I drove along the highway looking for those pretty bales of hay that I had seen a couple of days before.  And then I found somewhere to pull over and get a picture of them.  When you drive slow enough, you can always find a backroad.  
And while I was pulled over on that backroad, I kept following it, and found this...
It's an old withering field of cornstalks.  But I just loved the way those little sunflowers looked sprinkled in between.  And the perspective was so cool from my very low to the ground vehicle.  It was all cornfield and sky.  You would never know that there are thousands of homes just beyond that field, and a busy highway right behind me.  

I was overwhelmed with relief and gratitude that beauty exists outside of Utah, that Heavenly Father has filled this earth with stunning things, and that I had the time this morning to catch a few of them in some unlikely places.  

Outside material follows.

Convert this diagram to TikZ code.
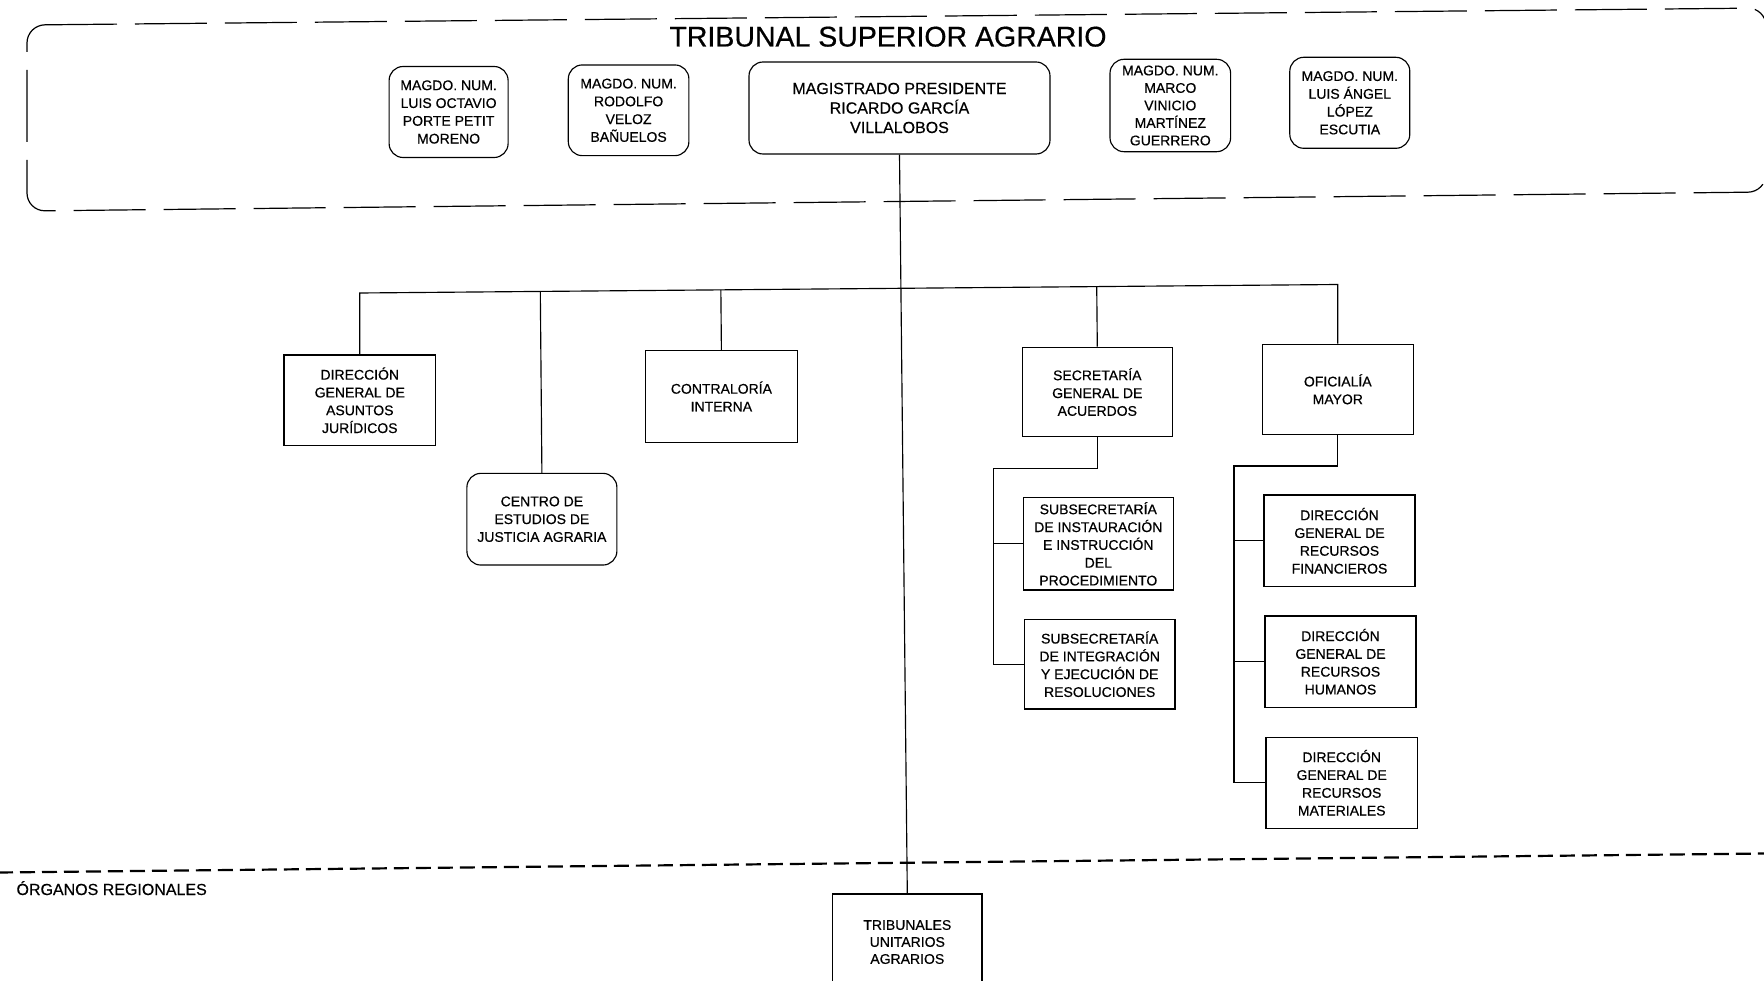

"It's not what you look at that matters.  It's what you see." - Henry David Thoreau

Friday, August 8, 2014

High Five for Frday

1.  Home
I don't know if you've noticed that this blog has been woefully neglected for the last 30+ days.  We've been having a busy, wonderful summer, and there is so much to share about that, but for now, just let me tell you how happy I am to finally be home and not traveling for awhile...at least not until later today...

2.  Utah
We spent the most amazing month in Utah getting reacquainted with family, old friends and the most gorgeous scenery that I somehow managed to miss during the seven years we lived there.  There's no way to back-post everything, but just know that there are many. many scribbles in my journal anxiously awaiting their chance to launch into blog posts very soon.

3.  Emma
Guess what is no longer a major part of our family!  (No, not Emma.  She is very much still with us.)  That dumb boot!  After exactly 8 weeks of dragging that thing through multiple airports, on trek, to Beehive Camp, youth activities, dances and EFY, the doctor has given her complete and total clearance to take the thing off and run around as much as she wants.  Hallelujah!  We are ALL celebrating that news this week.


5.  Oh, and a Little Blog Redecorating...
I thought I'd add some new pictures and a little color to the blog.  What do you think?

I've missed it here...SO happy to be back.  Hope you have a happy, relaxing, restful weekend.  See you Monday!